Además suceden cosas bonitas como la de la pasada noche en la cima del Cerro de la Escusa. Había optado por poner la tienda porque había posibilidades de lluvia, pero dejé totalmente abierto el ventanal. Total, que me despertaba de tanto en tanto y echaba una ojeada fuera; la claridad de la luna estaba siempre ahí, pero la niebla iba y venía descorriendo a veces el cortinaje de su veladura, que dejaba ver abajo las luces de los pueblos del llano. Este era el ambiente. Pero lo más curioso fue, creo que nunca me había pasado, es que una de las veces ¡me desperté cantando La montanara¡, así, con la voz grave que los viejos coros de la SAT y Rosalpina cantaban en aquellos años en que unos pocos españoles eran sorprendidos a la tarde en un refugio de las Dolomitas por el improvisado canto de alguna de aquellas canciones de montañas a las que se unía toda la concurrencia. ¡Qué cosas, tú! Comprendí después que lo que había sucedido era que soñaba una reunión familiar en la que por turno todos cantábamos. Total, que abandoné el sueño y una tras otra fui recordando y cantando una parte del repertorio de aquellos años cuando con Moisés Castaño, Fernando Vázquez, el Pichón, Nena o Graciella pasábamos parte del verano escalado en Dolomitas: Era una notte che pioveva, Gran Dio del cielo, Era nato poveretto… tantas. Yo soy malísimo cantando, pero la verdad es que sonaban de puta madre esas canciones a las cuatro o cinco de la mañana en una cima cubierta por la niebla.
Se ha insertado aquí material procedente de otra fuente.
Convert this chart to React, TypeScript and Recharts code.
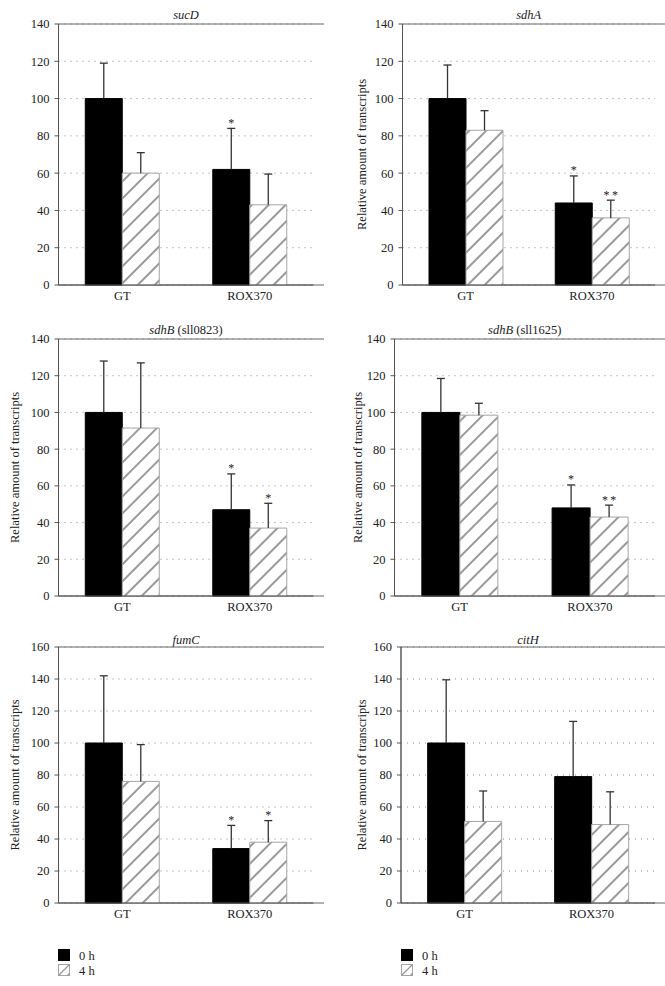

¿Y qué o a quién agradeceremos tantas bondades? ¿No tiene nuestra impedimenta, cada una de las partes de nuestro equipo de montaña algo de humano, algo que nos impulsa a relacionarnos con palabras que sólo usamos para referirnos a otros humanos? El otro día leía un relato de José Mijares sobre una pequeña expedición solitaria que había realizado con Lonchas, su perro, a Spitzbergen, unas islas a tiro de piedra del Polo Norte. Me llamó enseguida la atención que “yendo solo” hablara continuamente en primera persona del plural en su relato. Ya, ya sé que un perro no es parte de nuestra impedimenta, pero para el caso la verdad es que a veces me entran ganas también a mí de hablar en primera persona del plural cuando me refiero a mis bastones, a mi saco, mi tienda, mi colchón, mis botas. Todos nosotros juntos constituimos una pequeña expedición… y es que si falta alguno de ellos no hay expedición que valga ni recorrido por Guadarrama que se tercie.